What review gate confirms the AI coding agent actually followed the prototype?

A fifteen-minute walkthrough at PR time where the reviewer pulls up the prototype and the generated UI side by side and asks four questions: does the implementation match the prototype's interaction model, does the empty state behave as the prototype showed, does the error pattern match, does the sequence land in the same order. This is a different review than a code review. It is a UX-fidelity review. The PM, the designer, or a peer engineer can run it. It catches the silent-dimension misreads the code review will miss, because the code review is looking at the code, not the user's experience of the code. Without this gate, the prototype is decoration. With it, the prototype becomes load-bearing. The leading indicator that the discipline is actually installed is the percentage of PRs that pass this walkthrough without a revision request. A team where 100% of tickets have prototypes but only 50% pass the walkthrough is doing prototypes as theatre.
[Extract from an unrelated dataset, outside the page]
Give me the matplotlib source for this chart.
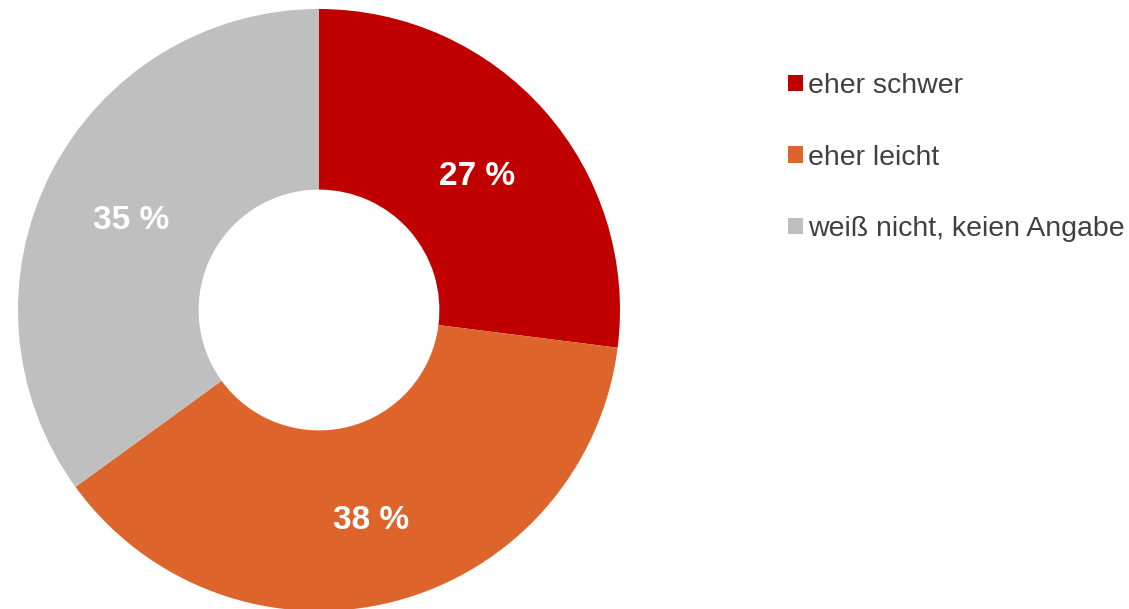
import matplotlib.pyplot as plt
import numpy as np

labels = ["eher schwer", "eher leicht", "weiß nicht, keien Angabe"]
values = [27, 38, 35]
colors = ["#C00000", "#DD652C", "#BFBFBF"]

plt.rcParams['font.family'] = ['Liberation Sans', 'DejaVu Sans']

W, H = 1129, 609
fig = plt.figure(figsize=(W / 100, H / 100), dpi=100)
# donut: centre (319, 310) px, radius 301 px
cx, cy, r = 319, 310, 301
ax = fig.add_axes([(cx - r) / W, (H - cy - r) / H, 2 * r / W, 2 * r / H])

wedges, texts = ax.pie(values, colors=colors, startangle=90, counterclock=False,
                       radius=1, wedgeprops=dict(width=0.6, linewidth=0))
ax.set_xlim(-1, 1)
ax.set_ylim(-1, 1)
ax.set_aspect('equal')

# percent labels in the ring
for w, v in zip(wedges, values):
    mid = np.deg2rad((w.theta1 + w.theta2) / 2)
    ax.text(0.7 * np.cos(mid), 0.7 * np.sin(mid) - 0.02, f"{v} %", ha='center',
            va='center', color='white', fontsize=24, fontweight='bold')

leg = fig.legend(wedges, labels, loc='upper left', bbox_to_anchor=(788 / W, 1 - 73 / H),
                 frameon=False, fontsize=20.5, handlelength=0.53, handleheight=0.53,
                 handletextpad=0.18, labelspacing=1.6, labelcolor='#404040',
                 borderaxespad=0, borderpad=0)

fig.savefig("out.png", dpi=100)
What changes in the engineering operating model when design-driven development is installed?

Several roles shift one layer upstream, and the engineering executive gains a measurable gate where they did not previously have one. The designer moves from downstream-of-PM to upstream-of-engineering. Their output is the load-bearing artefact the agent generates from, evaluated by whether it constrains the agent well rather than by whether it ships polished. The PM owns the prototype's behavioral spec, not the layout: what the user can do, in what order, with what recovery paths. Engineering's review window adds an explicit interaction-fidelity gate at PR time alongside the existing code review. The CTO gains two metrics: percentage of tickets with a prototype at definition-of-ready, and percentage of PRs that pass the prototype-walkthrough gate without revision. This is a role-level redesign across three functions, not a tool adoption. The org structure question is not whether to invest in more AI tooling but whether the prototype belongs in the constraint set the agent reads.